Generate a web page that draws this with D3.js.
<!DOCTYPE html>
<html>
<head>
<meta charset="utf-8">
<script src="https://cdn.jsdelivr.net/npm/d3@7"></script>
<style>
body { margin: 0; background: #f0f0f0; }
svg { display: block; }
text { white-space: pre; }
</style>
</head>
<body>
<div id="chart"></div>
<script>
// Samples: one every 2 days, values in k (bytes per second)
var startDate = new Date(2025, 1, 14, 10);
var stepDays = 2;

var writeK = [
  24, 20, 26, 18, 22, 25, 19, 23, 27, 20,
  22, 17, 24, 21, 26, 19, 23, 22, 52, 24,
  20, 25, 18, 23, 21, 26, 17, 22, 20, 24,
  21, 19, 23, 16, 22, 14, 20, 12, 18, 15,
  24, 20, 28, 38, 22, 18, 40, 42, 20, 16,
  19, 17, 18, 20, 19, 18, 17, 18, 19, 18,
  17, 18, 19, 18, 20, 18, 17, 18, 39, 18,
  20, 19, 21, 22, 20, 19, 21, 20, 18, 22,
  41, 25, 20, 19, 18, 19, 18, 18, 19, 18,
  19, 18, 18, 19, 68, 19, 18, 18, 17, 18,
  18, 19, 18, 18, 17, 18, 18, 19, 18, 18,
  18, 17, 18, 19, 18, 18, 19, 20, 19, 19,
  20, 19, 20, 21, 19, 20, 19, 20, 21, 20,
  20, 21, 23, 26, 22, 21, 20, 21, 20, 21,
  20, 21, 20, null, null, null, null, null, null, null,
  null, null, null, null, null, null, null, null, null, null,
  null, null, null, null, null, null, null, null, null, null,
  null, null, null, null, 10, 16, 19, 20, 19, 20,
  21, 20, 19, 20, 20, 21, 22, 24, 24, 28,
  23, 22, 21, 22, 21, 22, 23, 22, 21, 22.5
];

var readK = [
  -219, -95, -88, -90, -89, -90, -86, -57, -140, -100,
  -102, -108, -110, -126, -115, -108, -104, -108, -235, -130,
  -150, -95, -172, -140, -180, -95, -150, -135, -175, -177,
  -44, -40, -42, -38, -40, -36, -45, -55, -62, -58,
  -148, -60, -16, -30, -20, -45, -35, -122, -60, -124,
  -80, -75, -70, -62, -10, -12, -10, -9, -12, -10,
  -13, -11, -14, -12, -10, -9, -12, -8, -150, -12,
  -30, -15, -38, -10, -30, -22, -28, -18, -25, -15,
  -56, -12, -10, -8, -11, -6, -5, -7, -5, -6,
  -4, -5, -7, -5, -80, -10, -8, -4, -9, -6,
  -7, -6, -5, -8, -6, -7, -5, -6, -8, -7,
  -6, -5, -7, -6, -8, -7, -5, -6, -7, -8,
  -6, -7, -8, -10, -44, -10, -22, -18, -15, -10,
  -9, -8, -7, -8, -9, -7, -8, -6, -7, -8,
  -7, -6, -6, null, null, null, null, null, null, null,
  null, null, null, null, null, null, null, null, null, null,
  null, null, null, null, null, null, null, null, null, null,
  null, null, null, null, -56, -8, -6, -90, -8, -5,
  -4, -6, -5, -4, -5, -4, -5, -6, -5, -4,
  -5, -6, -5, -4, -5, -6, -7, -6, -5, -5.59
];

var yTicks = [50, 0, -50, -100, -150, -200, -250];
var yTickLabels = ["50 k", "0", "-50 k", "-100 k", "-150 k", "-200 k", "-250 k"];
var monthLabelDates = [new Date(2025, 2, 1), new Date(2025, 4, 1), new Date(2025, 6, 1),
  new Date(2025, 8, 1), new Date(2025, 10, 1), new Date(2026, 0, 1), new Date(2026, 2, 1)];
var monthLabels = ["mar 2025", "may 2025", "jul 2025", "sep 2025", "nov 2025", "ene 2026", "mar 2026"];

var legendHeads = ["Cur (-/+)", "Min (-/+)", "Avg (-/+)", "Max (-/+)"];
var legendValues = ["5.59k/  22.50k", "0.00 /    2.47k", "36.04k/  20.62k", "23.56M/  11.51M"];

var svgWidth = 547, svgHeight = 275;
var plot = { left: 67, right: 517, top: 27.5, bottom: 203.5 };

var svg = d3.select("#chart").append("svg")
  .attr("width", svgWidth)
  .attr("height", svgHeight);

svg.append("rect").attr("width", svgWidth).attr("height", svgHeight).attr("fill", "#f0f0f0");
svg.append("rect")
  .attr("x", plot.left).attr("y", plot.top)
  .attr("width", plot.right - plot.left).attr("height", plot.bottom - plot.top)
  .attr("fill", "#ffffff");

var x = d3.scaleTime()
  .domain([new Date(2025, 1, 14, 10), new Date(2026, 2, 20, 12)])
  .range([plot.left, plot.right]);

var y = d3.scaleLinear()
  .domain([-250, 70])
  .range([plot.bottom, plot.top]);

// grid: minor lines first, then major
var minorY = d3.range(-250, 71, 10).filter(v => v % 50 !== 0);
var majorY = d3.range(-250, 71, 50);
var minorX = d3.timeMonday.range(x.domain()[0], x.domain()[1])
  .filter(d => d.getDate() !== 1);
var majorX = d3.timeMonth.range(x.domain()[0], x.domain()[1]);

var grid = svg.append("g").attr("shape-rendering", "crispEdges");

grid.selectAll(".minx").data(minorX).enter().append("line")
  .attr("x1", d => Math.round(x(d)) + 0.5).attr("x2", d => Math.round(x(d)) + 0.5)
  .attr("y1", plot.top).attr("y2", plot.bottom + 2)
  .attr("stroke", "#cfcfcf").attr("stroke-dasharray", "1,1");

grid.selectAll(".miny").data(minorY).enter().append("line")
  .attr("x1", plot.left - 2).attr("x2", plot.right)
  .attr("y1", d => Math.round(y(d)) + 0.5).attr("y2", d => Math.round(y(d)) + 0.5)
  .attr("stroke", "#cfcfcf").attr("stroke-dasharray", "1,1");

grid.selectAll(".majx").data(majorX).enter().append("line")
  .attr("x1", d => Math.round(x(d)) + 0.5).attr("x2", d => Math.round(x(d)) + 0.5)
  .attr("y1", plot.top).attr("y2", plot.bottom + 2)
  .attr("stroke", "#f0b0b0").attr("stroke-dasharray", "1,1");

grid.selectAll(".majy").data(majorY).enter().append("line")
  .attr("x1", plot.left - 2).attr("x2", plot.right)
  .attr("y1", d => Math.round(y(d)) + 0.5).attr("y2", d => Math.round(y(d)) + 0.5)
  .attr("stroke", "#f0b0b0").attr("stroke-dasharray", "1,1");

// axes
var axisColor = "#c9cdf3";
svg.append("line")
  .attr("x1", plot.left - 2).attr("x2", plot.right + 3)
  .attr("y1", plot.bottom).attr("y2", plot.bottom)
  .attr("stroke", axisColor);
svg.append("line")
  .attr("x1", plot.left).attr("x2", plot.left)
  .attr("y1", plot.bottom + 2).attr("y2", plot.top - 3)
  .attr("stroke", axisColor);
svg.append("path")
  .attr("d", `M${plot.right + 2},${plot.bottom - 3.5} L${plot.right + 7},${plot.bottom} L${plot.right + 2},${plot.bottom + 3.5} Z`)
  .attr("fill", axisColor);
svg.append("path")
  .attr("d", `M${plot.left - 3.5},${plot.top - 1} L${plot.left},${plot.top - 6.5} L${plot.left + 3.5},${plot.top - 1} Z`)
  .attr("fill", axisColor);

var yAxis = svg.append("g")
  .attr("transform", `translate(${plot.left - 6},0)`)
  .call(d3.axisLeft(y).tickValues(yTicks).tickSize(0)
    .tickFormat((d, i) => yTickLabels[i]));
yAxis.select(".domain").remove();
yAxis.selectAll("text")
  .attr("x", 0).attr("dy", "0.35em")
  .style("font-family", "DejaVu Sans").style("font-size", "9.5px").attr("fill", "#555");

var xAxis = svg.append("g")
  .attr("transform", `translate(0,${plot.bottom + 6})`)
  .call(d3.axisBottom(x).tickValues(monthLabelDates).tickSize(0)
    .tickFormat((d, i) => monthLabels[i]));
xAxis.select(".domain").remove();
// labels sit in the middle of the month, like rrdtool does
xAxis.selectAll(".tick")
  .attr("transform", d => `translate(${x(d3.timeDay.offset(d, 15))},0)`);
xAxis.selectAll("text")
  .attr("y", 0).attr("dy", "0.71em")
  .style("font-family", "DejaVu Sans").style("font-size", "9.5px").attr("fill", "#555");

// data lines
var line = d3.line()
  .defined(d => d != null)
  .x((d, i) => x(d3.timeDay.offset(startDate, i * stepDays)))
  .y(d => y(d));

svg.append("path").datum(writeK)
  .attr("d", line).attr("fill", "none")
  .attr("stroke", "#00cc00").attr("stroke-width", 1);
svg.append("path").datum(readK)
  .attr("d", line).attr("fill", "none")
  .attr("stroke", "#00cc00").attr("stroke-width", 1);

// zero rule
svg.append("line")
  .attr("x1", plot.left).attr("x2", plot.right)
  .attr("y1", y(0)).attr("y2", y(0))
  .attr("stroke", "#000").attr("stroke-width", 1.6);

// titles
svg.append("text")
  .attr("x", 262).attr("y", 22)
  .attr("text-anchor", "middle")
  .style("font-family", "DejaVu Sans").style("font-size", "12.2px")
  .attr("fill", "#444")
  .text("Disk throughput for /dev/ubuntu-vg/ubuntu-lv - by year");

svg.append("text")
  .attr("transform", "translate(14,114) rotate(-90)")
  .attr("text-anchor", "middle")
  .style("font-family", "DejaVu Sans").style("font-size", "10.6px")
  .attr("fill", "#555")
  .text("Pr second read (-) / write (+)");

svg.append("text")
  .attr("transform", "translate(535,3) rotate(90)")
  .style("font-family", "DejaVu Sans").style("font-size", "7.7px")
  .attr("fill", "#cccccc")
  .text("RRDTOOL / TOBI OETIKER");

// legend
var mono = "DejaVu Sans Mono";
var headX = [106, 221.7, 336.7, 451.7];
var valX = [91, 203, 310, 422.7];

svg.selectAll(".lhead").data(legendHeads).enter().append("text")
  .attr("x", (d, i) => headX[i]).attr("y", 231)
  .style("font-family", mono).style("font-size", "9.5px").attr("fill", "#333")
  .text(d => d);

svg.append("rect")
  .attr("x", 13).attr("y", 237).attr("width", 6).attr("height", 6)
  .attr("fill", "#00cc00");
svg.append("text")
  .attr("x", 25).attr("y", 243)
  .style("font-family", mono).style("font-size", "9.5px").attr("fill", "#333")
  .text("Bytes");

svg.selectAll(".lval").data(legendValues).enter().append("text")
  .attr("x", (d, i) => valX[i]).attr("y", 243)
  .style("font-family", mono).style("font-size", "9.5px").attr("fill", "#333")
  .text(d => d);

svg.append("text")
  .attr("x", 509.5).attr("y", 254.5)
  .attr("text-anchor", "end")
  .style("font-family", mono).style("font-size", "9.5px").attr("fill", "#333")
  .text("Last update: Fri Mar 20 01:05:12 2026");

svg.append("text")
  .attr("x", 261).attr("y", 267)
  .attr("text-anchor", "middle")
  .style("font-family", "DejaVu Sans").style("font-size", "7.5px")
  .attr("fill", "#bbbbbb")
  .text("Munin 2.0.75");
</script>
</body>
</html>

--

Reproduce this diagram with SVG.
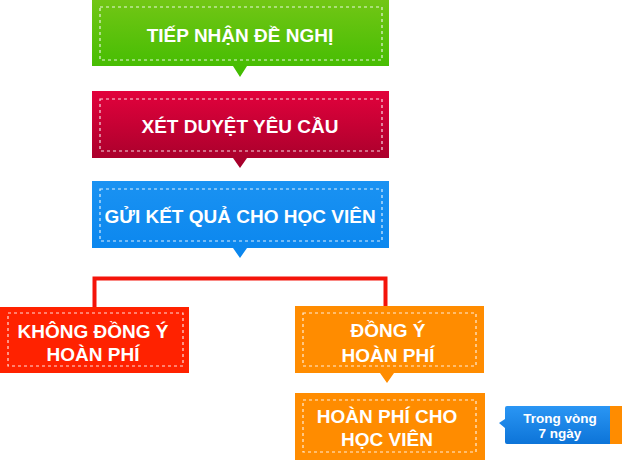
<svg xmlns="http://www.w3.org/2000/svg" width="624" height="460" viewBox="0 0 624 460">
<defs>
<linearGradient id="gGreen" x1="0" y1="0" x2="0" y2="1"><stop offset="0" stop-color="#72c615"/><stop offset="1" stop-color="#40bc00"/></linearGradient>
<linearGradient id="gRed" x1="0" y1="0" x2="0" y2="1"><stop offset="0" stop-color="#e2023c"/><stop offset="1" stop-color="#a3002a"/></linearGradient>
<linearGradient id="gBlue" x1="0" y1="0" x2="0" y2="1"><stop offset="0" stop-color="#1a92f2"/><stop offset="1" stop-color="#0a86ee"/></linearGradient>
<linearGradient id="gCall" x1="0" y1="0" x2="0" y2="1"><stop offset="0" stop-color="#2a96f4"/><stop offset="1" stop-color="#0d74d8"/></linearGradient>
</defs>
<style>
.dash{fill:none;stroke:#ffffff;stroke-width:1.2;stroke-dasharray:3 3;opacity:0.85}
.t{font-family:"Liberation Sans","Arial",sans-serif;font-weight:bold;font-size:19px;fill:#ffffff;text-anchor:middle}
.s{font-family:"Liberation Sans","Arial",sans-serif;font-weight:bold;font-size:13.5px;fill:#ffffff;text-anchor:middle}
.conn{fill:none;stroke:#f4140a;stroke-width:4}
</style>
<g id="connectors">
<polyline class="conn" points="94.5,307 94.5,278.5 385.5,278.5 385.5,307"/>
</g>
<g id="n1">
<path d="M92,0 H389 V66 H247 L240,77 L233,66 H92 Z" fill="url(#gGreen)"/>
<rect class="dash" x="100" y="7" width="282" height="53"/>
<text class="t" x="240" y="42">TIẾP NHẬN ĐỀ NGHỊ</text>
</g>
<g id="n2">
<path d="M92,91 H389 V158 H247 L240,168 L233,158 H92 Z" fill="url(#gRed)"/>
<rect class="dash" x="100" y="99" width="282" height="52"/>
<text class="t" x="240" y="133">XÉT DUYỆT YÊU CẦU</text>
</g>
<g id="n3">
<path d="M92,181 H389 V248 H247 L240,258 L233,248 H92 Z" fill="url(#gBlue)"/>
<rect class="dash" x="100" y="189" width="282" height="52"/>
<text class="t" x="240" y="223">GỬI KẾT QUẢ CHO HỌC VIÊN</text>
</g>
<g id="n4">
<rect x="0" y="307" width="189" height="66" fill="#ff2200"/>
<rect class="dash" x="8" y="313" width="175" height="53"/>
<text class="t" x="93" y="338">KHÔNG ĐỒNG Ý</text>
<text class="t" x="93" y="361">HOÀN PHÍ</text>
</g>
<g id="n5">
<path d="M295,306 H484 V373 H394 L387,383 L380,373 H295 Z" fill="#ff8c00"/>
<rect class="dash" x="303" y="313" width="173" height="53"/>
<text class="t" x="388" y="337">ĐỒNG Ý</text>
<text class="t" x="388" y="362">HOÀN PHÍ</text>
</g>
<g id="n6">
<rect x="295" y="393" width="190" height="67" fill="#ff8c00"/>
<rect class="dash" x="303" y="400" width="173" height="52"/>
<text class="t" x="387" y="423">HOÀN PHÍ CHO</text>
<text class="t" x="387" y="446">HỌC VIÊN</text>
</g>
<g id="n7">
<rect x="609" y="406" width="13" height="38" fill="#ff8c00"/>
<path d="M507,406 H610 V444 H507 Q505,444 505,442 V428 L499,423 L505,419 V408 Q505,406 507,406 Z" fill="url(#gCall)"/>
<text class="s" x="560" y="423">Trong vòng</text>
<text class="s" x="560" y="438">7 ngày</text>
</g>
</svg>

-- To do --
Everything from the line that contains "Generate a web" through the line that contains "var stepDays = 2;" is to be transcribed exactly, and nothing outside that range.

-- Problem solution --
Generate a web page that draws this with D3.js.
<!DOCTYPE html>
<html>
<head>
<meta charset="utf-8">
<script src="https://cdn.jsdelivr.net/npm/d3@7"></script>
<style>
body { margin: 0; background: #f0f0f0; }
svg { display: block; }
text { white-space: pre; }
</style>
</head>
<body>
<div id="chart"></div>
<script>
// Samples: one every 2 days, values in k (bytes per second)
var startDate = new Date(2025, 1, 14, 10);
var stepDays = 2;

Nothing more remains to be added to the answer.